Fatal stabbings are at their highest since 1946, with 27 knife deaths so far in 2019.
Police numbers in England and Wales are down more than 20,000 since 2010. Other crime-reducing initiatives, from youth outreach to social services, have also seen drastic funding cuts in that time.
Cuts to services are only part of a fiendishly complex problem, but it is hard to look at the numbers and not see a link. That is, however, what Theresa May tried to do on Monday.
Many disagree. The Metropolitan police commissioner, for example, and the home secretary, who has been pushing for more resources for police. And with news of yet another death in London on Thursday, people are losing patience.
Newspaper front pages this week warned of a “knife crime epidemic” and asked “how many more?”.
Yet as the public mood has turned from sadness to outrage, the Prime Minister’s response has been inadequate. There are many issues at play here, from gang culture and drugs to a reduction in stop-and-search procedures, educational failure, and family breakdown. But complexity is no excuse for inaction.

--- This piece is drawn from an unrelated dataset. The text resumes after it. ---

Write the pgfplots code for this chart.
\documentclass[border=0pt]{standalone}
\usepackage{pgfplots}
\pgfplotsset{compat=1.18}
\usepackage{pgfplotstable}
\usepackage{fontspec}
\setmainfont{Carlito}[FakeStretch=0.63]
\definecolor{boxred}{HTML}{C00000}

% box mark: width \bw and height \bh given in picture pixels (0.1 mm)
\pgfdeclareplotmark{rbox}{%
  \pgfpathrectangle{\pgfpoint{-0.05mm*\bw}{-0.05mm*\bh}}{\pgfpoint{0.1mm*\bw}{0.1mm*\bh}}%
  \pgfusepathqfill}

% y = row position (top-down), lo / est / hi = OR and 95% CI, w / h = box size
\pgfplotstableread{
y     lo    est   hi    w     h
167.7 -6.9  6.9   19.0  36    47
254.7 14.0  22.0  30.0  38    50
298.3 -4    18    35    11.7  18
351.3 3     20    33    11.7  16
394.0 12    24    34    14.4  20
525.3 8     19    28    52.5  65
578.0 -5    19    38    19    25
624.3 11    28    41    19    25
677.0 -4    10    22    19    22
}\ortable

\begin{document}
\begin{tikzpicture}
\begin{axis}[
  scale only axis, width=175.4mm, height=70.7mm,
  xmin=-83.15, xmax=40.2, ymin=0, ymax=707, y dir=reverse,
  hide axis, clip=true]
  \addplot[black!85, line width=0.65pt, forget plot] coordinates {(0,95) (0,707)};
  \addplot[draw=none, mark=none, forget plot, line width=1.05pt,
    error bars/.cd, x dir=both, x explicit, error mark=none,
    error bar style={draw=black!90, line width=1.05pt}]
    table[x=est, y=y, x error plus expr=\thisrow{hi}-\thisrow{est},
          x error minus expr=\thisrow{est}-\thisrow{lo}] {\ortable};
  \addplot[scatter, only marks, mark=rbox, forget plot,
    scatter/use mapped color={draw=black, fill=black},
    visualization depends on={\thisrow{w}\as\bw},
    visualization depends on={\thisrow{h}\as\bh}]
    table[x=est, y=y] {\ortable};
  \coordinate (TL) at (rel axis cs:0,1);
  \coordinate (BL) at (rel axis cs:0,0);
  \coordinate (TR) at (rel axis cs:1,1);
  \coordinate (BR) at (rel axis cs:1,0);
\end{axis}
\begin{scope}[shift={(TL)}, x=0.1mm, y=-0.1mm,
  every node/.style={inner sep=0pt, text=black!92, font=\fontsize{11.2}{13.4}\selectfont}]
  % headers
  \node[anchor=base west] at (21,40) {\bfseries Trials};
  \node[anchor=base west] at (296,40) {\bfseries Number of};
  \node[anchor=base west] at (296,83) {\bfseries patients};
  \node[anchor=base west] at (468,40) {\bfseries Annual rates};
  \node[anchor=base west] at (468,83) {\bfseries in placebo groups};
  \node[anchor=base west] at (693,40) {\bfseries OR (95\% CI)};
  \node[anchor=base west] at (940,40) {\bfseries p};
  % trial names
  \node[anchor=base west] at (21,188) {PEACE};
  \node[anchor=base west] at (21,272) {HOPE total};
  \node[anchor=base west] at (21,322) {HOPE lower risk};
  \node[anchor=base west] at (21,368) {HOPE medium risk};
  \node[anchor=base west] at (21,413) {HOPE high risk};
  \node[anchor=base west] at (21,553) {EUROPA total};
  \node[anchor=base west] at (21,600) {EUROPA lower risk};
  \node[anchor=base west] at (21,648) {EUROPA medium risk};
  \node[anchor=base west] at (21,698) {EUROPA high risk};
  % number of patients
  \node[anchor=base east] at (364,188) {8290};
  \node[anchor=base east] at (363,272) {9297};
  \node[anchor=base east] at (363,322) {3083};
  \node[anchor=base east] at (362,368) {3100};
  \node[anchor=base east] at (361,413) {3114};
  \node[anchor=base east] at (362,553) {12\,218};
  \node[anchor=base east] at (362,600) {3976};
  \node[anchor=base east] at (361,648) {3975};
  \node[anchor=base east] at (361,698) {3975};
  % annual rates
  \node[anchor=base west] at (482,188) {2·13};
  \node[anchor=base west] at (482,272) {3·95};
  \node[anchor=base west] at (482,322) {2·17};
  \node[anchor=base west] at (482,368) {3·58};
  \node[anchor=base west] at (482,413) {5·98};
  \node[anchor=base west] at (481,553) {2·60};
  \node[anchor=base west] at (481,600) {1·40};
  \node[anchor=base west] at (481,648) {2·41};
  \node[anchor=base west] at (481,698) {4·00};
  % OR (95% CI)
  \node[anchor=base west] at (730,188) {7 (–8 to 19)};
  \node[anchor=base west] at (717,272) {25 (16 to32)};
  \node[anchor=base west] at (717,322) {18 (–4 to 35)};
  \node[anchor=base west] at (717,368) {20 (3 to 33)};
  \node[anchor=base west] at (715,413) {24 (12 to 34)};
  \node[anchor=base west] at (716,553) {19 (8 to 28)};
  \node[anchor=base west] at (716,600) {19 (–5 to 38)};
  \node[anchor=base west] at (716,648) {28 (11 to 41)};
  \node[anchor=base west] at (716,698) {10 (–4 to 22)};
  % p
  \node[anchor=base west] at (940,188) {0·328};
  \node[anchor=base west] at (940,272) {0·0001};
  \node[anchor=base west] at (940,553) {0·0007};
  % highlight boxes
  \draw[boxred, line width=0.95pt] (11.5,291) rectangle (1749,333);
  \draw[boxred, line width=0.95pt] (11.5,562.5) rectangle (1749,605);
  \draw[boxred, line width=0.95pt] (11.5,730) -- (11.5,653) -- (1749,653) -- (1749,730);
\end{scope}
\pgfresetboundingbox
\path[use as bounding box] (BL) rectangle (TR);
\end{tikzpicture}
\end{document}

If May thinks it simplistic to point the finger at cuts, she should at least engage with the issue and offer leadership. Instead, her main intervention in the debate this week was a defensive rejection of the charge that police numbers are linked to the crime rate.
Partly, this is due to her chronic tin-ear syndrome. While we should not expect every leader to have Tony Blair’s flair for gauging the national zeitgeist, May is the other extreme, shutting her eyes to what is on the front of every newspaper.

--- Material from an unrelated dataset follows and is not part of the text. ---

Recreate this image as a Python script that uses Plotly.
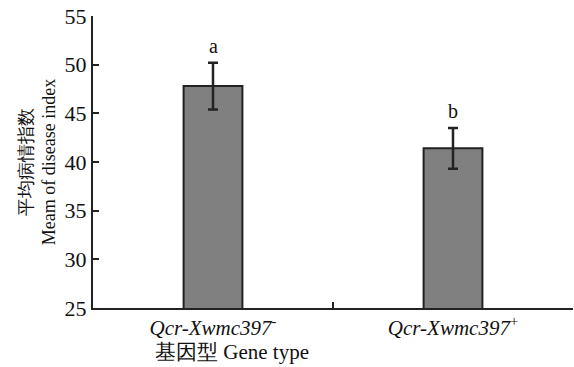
import plotly.graph_objects as go

categories = ["<i>Qcr-Xwmc397</i><sup>-</sup>", "<i>Qcr-Xwmc397</i><sup>+</sup>"]
means = [47.8, 41.4]
errors = [2.4, 2.1]
letters = ["a", "b"]

FAM = "Liberation Serif, serif"

fig = go.Figure()
fig.add_trace(go.Bar(
    x=categories, y=means, width=0.245,
    marker=dict(color="#808080", line=dict(color="#222222", width=2)),
    error_y=dict(type="data", array=errors, visible=True, color="#222222", thickness=2.5, width=5),
))
for c, m, e, l in zip(categories, means, errors, letters):
    fig.add_annotation(x=c, y=m + e, text=l, showarrow=False, yshift=17,
                       font=dict(size=20, family=FAM, color="#111111"))

fig.add_annotation(xref="paper", yref="paper", x=0.29, y=0, yshift=-44,
                   xanchor="center", yanchor="middle", showarrow=False,
                   text="基因型 Gene type", font=dict(size=21, family=FAM, color="#111111"))

fig.update_layout(
    width=574, height=367,
    margin=dict(l=93, r=1, t=16, b=59),
    plot_bgcolor="white", paper_bgcolor="white",
    font=dict(family=FAM, size=18, color="#111111"),
    showlegend=False,
    xaxis=dict(
        automargin=False,
        showline=True, linecolor="#222222", linewidth=2,
        ticks="inside", tickson="boundaries", ticklen=6, tickwidth=2, tickcolor="#222222",
        tickfont=dict(size=21, family=FAM),
    ),
    yaxis=dict(
        automargin=False,
        range=[25, 55], dtick=5,
        ticklabeloverflow="allow",
        showline=True, linecolor="#222222", linewidth=2,
        ticks="inside", ticklen=6, tickwidth=2, tickcolor="#222222",
        showgrid=False, zeroline=False,
        title=dict(text="平均病情指数<br>Meam of disease index", standoff=4, font=dict(size=18, family=FAM)),
        tickfont=dict(size=22, family=FAM),
    ),
)
fig.write_html("out.html", config={"displayModeBar": False},
               post_script="document.body.style.margin='0';")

Part of it is also perhaps her discomfort with showing emotion. While we can be sure that May’s private reaction to news of young people dying in knife attacks is no different from our own, the ability to show empathy is a leadership requisite which the current Prime Minister appears to lack.
Even so, May’s cold-blooded obstinacy this week seems surprising. She must have aides able to translate the public mood for her. So what’s stopping her from listening?

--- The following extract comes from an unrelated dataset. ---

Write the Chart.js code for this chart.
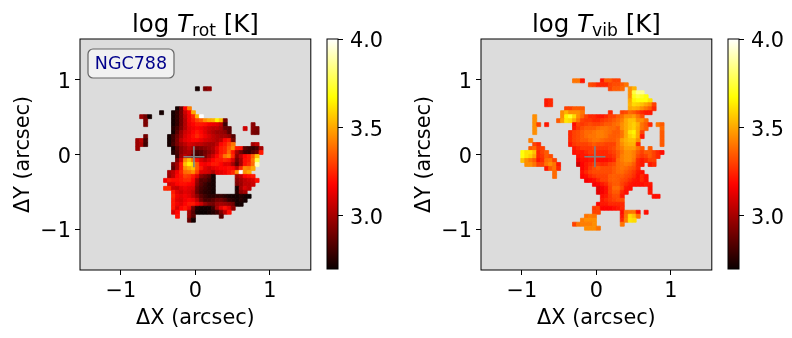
<!DOCTYPE html>
<html>
<head>
<meta charset="utf-8">
<title>NGC788 temperature maps</title>
<script src="https://cdn.jsdelivr.net/npm/chart.js@4"></script>
<style>
  html, body { margin:0; padding:0; background:#fff; }
  body { position:relative; width:792px; height:338px; overflow:hidden; }
  canvas { position:absolute; top:0; }
</style>
</head>
<body>
<canvas id="rotMap" width="323" height="338" style="left:0"></canvas>
<canvas id="rotBar" width="70" height="338" style="left:320px"></canvas>
<canvas id="vibMap" width="323" height="338" style="left:401px"></canvas>
<canvas id="vibBar" width="70" height="338" style="left:721px"></canvas>
<script>
'use strict';

const AXIS_LIMIT = 1.55;
const CELL = 3.1 / 58;            // arcsec per spaxel
const LOG_MIN = 2.7, LOG_MAX = 4.0;
const mapTicks = [-1, 0, 1];
const barTicks = [3.0, 3.5, 4.0];
const crossX = [-0.02], crossY = [-0.03];

// [row from top, first column right of x=0, log T in hundredths]
const rotCells = [
  [0,0,[272]], [0,2,[292,296]],
  [5,-5,[272,288,318,342]],
  [6,-6,[272,278,290,308,318,350]], [6,-9,[272]],
  [7,-14,[298,290,272]], [7,-6,[272,278,290,305,316,325,352,400]],
  [8,-13,[292]], [8,-6,[272,278,290,303,316,322,330,335,345,350,352,365,355,290]],
  [9,-13,[292]], [9,-6,[272,278,290,303,314,318,322,322,320,316,314,312,305,280]], [9,14,[295]],
  [10,-6,[275,282,292,303,312,315,318,316,312,308,305,305,300,288,285]], [10,12,[308]], [10,14,[295,292]],
  [11,-6,[272,285,298,308,312,318,322,318,312,306,302,298,298,295,285]], [11,14,[292,290]],
  [12,-13,[290]], [12,-7,[272,280,290,300,310,315,320,325,320,315,310,305,302,300,300,296,285]],
  [13,-15,[298,305,282]], [13,-7,[272,280,292,305,312,315,318,318,314,310,308,305,302,305,318,322,290]],
  [14,-15,[298,302,280]], [14,-7,[272,282,292,300,305,310,308,305,305,302,300,300,305,318,322,330,340]], [14,14,[300,305]],
  [15,-15,[298]], [15,-6,[272,285,295,300,305,300,290,292,295,298,302,312,322,325,335,345,322,320,285,280,278,282,300]],
  [16,-6,[275,282,295,300,302,295,282,285,290,295,300,310,322,325,338,322,300,290,280,278,285,290,322]],
  [17,-5,[280,298,305,300,288,280,285,292,300,308,318,325,340,345,325,295,305,318,322,335,355]],
  [18,-5,[292,310,345,355,340,320,310,305,310,318,322,322,325,322,310,290,300,320,322,340,375]],
  [19,-6,[290,300,322,355,365,360,335,318,315,318,322,322,318,312,312,300,285,300,320,325,338,390]],
  [20,-6,[285,300,322,345,350,355,335,322,312,308,312,315,318,318,320,318,305,325,345,342,350]],
  [21,-7,[300,305,315,325,338,340,345,330,312,310,308,302,310,312,315,320,325,345,400,345,350]],
  [22,-7,[298,305,318,322,330,328,322,312,295,290,285,272]], [22,10,[300,305,318,320,322]],
  [23,-8,[315,322,320,320,322,325,325,318,298,285,285,280,272]], [23,10,[295,300,305,308,310,320]],
  [24,-7,[310,312,318,320,320,318,315,295,285,280,275,272]], [24,10,[292,298,305,305,308]],
  [25,-8,[325,325,308,306,312,315,312,310,290,282,278,275,272]], [25,10,[272,300,310,305]],
  [26,-6,[322,312,308,312,310,305,288,280,276,275,272]], [26,10,[275,295,300]],
  [27,-6,[325,315,312,315,312,305,295,285,280,276,276,278,278,275,272,272,272,275,272,270]],
  [28,-6,[322,312,310,315,318,315,305,290,282,282,285,290,290,285,278,275,272,275,272]],
  [29,-6,[322,315,312,318,322,322,315,308,298,292,290,298,300,298,295,290,272,272]],
  [30,-6,[322,310,318,322,315,290,275,272,272,272,280,300,312,320,312,295]],
  [31,-6,[310,318]], [31,-2,[300,285,272,270,270,272,275,280,292,305,320]],
  [32,-5,[320]], [32,-2,[298,285]], [32,6,[285]],
  [33,-2,[288,272]]
];

const vibCells = [
  [-2,-6,[340,340,322]], [-2,1,[322,335,335,330,330]],
  [-1,-2,[332,330,325,325,325,330,332,332,335,340]],
  [0,3,[330,335,335,338]], [0,8,[345,352]],
  [1,8,[345,375,385,385]],
  [2,8,[345,370,375,372,368]],
  [3,-13,[322,325]], [3,8,[350,365,368,368,368,362]],
  [4,-13,[322,325]], [4,8,[352,360,358,355,350,345,330]],
  [5,-8,[330,330,335,335,335]], [5,8,[350,352,350,345,340,335,325]],
  [6,-9,[345,352,345,345,345,340]], [6,3,[325]], [6,6,[330,332,338,335,330,325,322,322]],
  [7,-16,[345]], [7,-9,[345,365,372,360,345,338,330,325,325,322,322,325,330,330,335,338,345,345,348,340,332]],
  [8,-16,[345]], [8,-10,[335,348,362,360,350,340,330,328,328,325,325,328,330,332,335,338,342,350,355,355,345,345,338]],
  [9,-16,[345,330]], [9,-13,[322]], [9,-6,[320,330,328,330,332,330,330,332,335,335,338,340,345,350,355,358,352,340,335,325]], [9,15,[340,335]],
  [10,-16,[345]], [10,-6,[322,328,332,335,335,335,338,340,340,338,338,335,345,350,355,358,350,340,335]], [10,16,[338]],
  [11,-16,[345]], [11,-7,[325,330,332,335,338,338,340,342,342,340,338,335,335,340,350,362,365,350,330]], [11,16,[335]],
  [12,-7,[325,330,332,335,338,340,340,342,342,340,336,335,336,340,350,358,362,350,322]], [12,16,[335]],
  [13,-17,[342]], [13,-7,[325,330,332,335,335,338,340,340,338,336,335,335,338,348,352,355,355,345]], [13,16,[335]],
  [14,-16,[330,325]], [14,-7,[322,328,330,330,330,332,335,332,332,330,330,330,338,345,350,352,352,325]], [14,16,[335]],
  [15,-17,[335,338,328,330]], [15,-6,[322,325,328,328,328,330,328,328,328,330,332,338,342,348,348,348,340,335]], [15,13,[335]],
  [16,-19,[368,362,362,355,325,330,335]], [16,-6,[320,322,322,325,328,328,325,325,325,328,330,335,340,345,345,342,335,330,335,335,330,325,320]],
  [17,-19,[368,362,358,350,325,328,335,332]], [17,-5,[320,322,322,325,325,325,325,325,325,328,335,342,345,345,342,332,328,330,335,330,325]],
  [18,-19,[355,345,340,335,322,326,338,340,330]], [18,-5,[316,320,320,322,322,320,320,320,322,325,338,342,345,345,340,326,322,325,330,330]],
  [19,-18,[345,345,340,330,330,340,345,340,322]], [19,-5,[308,318,322,325,328,328,325,326,330,332,338,340,342,340,335,325,322]], [19,13,[322,325]],
  [20,-13,[322,335,340,325]], [20,-4,[318,322,328,332,335,332,332,332,335,338,340,338,335,332,325]],
  [21,-11,[338]], [21,-4,[320,325,330,332,332,332,332,332,335,338,338,335,332,328,322,320]],
  [22,-11,[338]], [22,-4,[318,320,325,328,330,330,330,335,336,335,335,332,330,326,320,325,320]],
  [23,-3,[316,318,320,325,330,330,335,336,335,332,330,326,322,320,325,320]],
  [24,-1,[316,318,322,325,332,335,335,330,326,322,320,320,320,322,322]],
  [25,0,[312,316,320,330,338,338,332,322,320]], [25,13,[320]],
  [26,0,[312,316,320,330,335,335,325,320]], [26,13,[322]],
  [27,1,[320,322,328,332,332,322]], [27,14,[320,320]],
  [28,1,[322,325,328,330,332,332]],
  [29,0,[318,322,322,325,325,325,325]],
  [30,-1,[328,330,318,318,318,320,322,325]],
  [31,-1,[330,330]], [31,6,[320,338,340,340,320]], [31,12,[320]],
  [32,-3,[340,342,340]], [32,6,[322,340,360,355,340]],
  [33,-4,[342,345,345,345]], [33,6,[325,342,362,360]],
  [34,-6,[330,340,342,342,342,345]], [34,6,[340]],
  [35,-3,[345,345,345,340]]
];

// matplotlib "hot"
function hot(t) {
  const ramp = (a, b) => Math.max(0, Math.min(1, (t - a) / (b - a)));
  const r = 0.0416 + 0.9584 * ramp(0, 0.365079);
  const g = ramp(0.365079, 0.746032);
  const b = ramp(0.746032, 1);
  return `rgb(${Math.round(r*255)},${Math.round(g*255)},${Math.round(b*255)})`;
}
const logColor = v => hot((v - LOG_MIN) / (LOG_MAX - LOG_MIN));

function toPoints(cells) {
  return cells.flatMap(([row, col, vals]) => vals.map((v, i) => ({
    x: (col + i + 0.5) * CELL,
    y: (16.5 - row) * CELL,
    v: v / 100,
  })));
}

const fmtTick = v => (v < 0 ? '\u2212' : '') + Math.abs(v);
const FONT = '"DejaVu Sans"';
const TICK_SIZE = 20.8;

// ── frame, background, title, label box ──────────
const framePlugin = {
  id: 'frame',
  beforeDatasetsDraw(chart, args, opts) {
    if (!opts.fill) return;
    const a = chart.chartArea, c = chart.ctx;
    c.save();
    c.fillStyle = opts.fill;
    c.fillRect(a.left, a.top, a.width, a.height);
    c.restore();
  },
  afterDraw(chart, args, opts) {
    const a = chart.chartArea, c = chart.ctx;
    c.save();
    c.strokeStyle = '#000';
    c.lineWidth = 1;
    c.strokeRect(a.left, a.top, a.width, a.height);
    if (opts.sub) drawTitle(c, (a.left + a.right) / 2, 32, opts.sub);
    if (opts.label) drawLabel(c, a.left + 8, a.top + 10, opts.label);
    c.restore();
  }
};

function drawTitle(c, cx, y, sub) {
  const parts = [
    ['log ', `24.5px ${FONT}`, 0],
    ['T', `italic 24.5px ${FONT}`, 0],
    [sub, `17.2px ${FONT}`, 4],
    [' [K]', `24.5px ${FONT}`, 0],
  ];
  let w = 0;
  parts.forEach(p => { c.font = p[1]; w += c.measureText(p[0]).width; });
  let x = cx - w / 2;
  c.fillStyle = '#000';
  c.textAlign = 'left';
  c.textBaseline = 'alphabetic';
  parts.forEach(p => {
    c.font = p[1];
    c.fillText(p[0], x, y + p[2]);
    x += c.measureText(p[0]).width;
  });
}

function drawLabel(c, x, y, text) {
  c.beginPath();
  c.roundRect(x, y, 86, 29, 5);
  c.fillStyle = 'rgba(255,255,255,0.6)';
  c.fill();
  c.strokeStyle = '#666';
  c.lineWidth = 1.2;
  c.stroke();
  c.fillStyle = '#00008b';
  c.font = `17.5px ${FONT}`;
  c.textAlign = 'center';
  c.textBaseline = 'middle';
  c.fillText(text, x + 43, y + 15);
}

function mapAxis(title, fit, titlePad, labelOffset) {
  return {
    type: 'linear',
    min: -AXIS_LIMIT,
    max: AXIS_LIMIT,
    afterBuildTicks: s => { s.ticks = mapTicks.map(value => ({ value })); },
    afterFit: s => {
      fit(s);
      s.paddingLeft = s.paddingRight = s.paddingTop = s.paddingBottom = 0;
    },
    grid: { drawOnChartArea: false, drawTicks: true, tickLength: 5, tickColor: '#000', tickWidth: 1 },
    border: { display: false },
    ticks: {
      color: '#000', padding: 4, maxRotation: 0, autoSkip: false, labelOffset,
      font: { family: FONT, size: TICK_SIZE },
      callback: fmtTick,
    },
    title: { display: true, text: title, color: '#000', padding: { top: titlePad, bottom: titlePad }, font: { family: FONT, size: TICK_SIZE } },
  };
}

function makeMap(id, cells, sub, label) {
  const cellRadius = ctx => {
    const s = ctx.chart.scales.x;
    return Math.abs(s.getPixelForValue(CELL) - s.getPixelForValue(0)) / 2 * Math.SQRT2;
  };
  return new Chart(document.getElementById(id), {
    type: 'scatter',
    plugins: [framePlugin],
    data: {
      datasets: [
        {
          data: crossX.map((x, i) => ({ x, y: crossY[i] })),
          pointStyle: 'cross', pointRadius: 10.5,
          pointBorderColor: '#808080', pointBorderWidth: 1.7,
        },
        {
          data: toPoints(cells),
          pointStyle: 'rect',
          pointRadius: cellRadius,
          pointBackgroundColor: ctx => logColor(ctx.raw.v),
          pointBorderColor: ctx => logColor(ctx.raw.v),
          pointBorderWidth: 0.8,
        },
      ],
    },
    options: {
      responsive: false, animation: false, devicePixelRatio: 1,
      layout: { padding: { top: 39, right: 7, left: 0, bottom: 0 } },
      plugins: { legend: { display: false }, tooltip: { enabled: false }, frame: { fill: '#dcdcdc', sub, label } },
      scales: {
        x: mapAxis('\u0394X (arcsec)', s => { s.height = 68; }, 6.5, 0),
        y: mapAxis('\u0394Y (arcsec)', s => { s.width = 80; }, 11.5, 3),
      },
    },
  });
}

function makeBar(id) {
  const gradient = ctx => {
    const a = ctx.chart.chartArea;
    if (!a) return '#000';
    const g = ctx.chart.ctx.createLinearGradient(0, a.bottom, 0, a.top);
    for (let i = 0; i <= 40; i++) g.addColorStop(i / 40, hot(i / 40));
    return g;
  };
  return new Chart(document.getElementById(id), {
    type: 'bar',
    plugins: [framePlugin],
    data: {
      labels: [''],
      datasets: [{ data: [[LOG_MIN, LOG_MAX]], backgroundColor: gradient, barPercentage: 1, categoryPercentage: 1, borderWidth: 0, borderSkipped: false }],
    },
    options: {
      responsive: false, animation: false, devicePixelRatio: 1,
      layout: { padding: { top: 39, bottom: 69, left: 7, right: 0 } },
      plugins: { legend: { display: false }, tooltip: { enabled: false }, frame: {} },
      scales: {
        x: { display: false },
        y: {
          position: 'right', min: LOG_MIN, max: LOG_MAX,
          afterBuildTicks: s => { s.ticks = barTicks.map(value => ({ value })); },
          afterFit: s => { s.width = 52; s.paddingTop = s.paddingBottom = 0; },
          grid: { drawOnChartArea: false, drawTicks: true, tickLength: 5, tickColor: '#000', tickWidth: 1 },
          border: { display: false },
          ticks: { color: '#000', padding: 7, autoSkip: false, labelOffset: 3, font: { family: FONT, size: TICK_SIZE }, callback: v => v.toFixed(1) },
        },
      },
    },
  });
}

makeMap('rotMap', rotCells, 'rot', 'NGC788');
makeBar('rotBar');
makeMap('vibMap', vibCells, 'vib', null);
makeBar('vibBar');
</script>
</body>
</html>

To answer this, let’s take a trip down the memory lane of May’s history of stubborness.
She is not deliberately dogged on all policy areas. While many have lambasted her refusal to compromise on Brexit, for example, her inflexibility on that issue is down to the tension between factions in the Tory party, parliamentary maths, and the EU’s own red lines.
May’s Brexit stance has been preserved in aspic more due to the absence of wiggle room in any direction than to her own ideology – which she does not appear to actually have, given the concessions she has eventually made.
Yet there are some issues where she has flagrantly refused to concede until it is too late.
Take medicinal cannabis. Last year brought to the country’s attention the tragic plight of a boy with severe epilepsy denied the medication he needed. Other patients also deplored the government’s outdated drugs policy that prohibits medicine successfully used in other developed countries from reaching the people who need it here.
The cabinet urged the Prime Minister to rethink the policy in the face of mounting evidence and the public’s obvious sympathy. But despite some case-by-case exceptions, May still rejected a full change in the law
Or look at the Windrush scandal – thousands of people who have lived here legally for decades, wrongly harassed or even deported thanks to the policy of creating a “hostile environment” for illegal immigrants.
May refused to take responsibility or apologise, leaving the home secretary at the time, Amber Rudd, to take the fall for her and resign.
Then there’s immigration in general, and the blind fixation the May administration has with cutting numbers at all costs, towards an arbitrary target of under 100,000.
This has led to some disastrous policies, from rejecting visa applications from people with sought-after skills who don’t meet unrealistically high salary thresholds, to undermining key industries and sectors that rely on access to talent.
Again, public sentiment is not on May’s side. While uncontrolled immigration has been a key concern, polls routinely show that most Brits understand the value of skilled foreign workers, and also those in high-demand fields like social care.
They don’t want to see families split up because of mindless bureaucracy, and they feel the injustice of penalising people who – like the Windrush generation – have committed no crime except to be on the wrong side of government attitudes.
May’s response, however, has been to press on with a range of policies that are economically illiterate, often unpopular, or, in the case of making landlords responsible for visa checks, unlawful.
What unites these disasters? They all fall under the purview of May’s previous domain: the Home Office.
Like cuts to police numbers, they are directly linked to decisions that she herself made as home secretary.
May’s failure is that she is set on defending her legacy as home secretary rather than governing like a Prime Minister. The consequences – for the families tormented by knife crime, for patients denied cannabis-based medicines, for immigrants blocked from Britain, and for the UK economy – are significant.
It seems you can take the woman out of the Home Office, but you can’t take the Home Office out of the Prime Minister.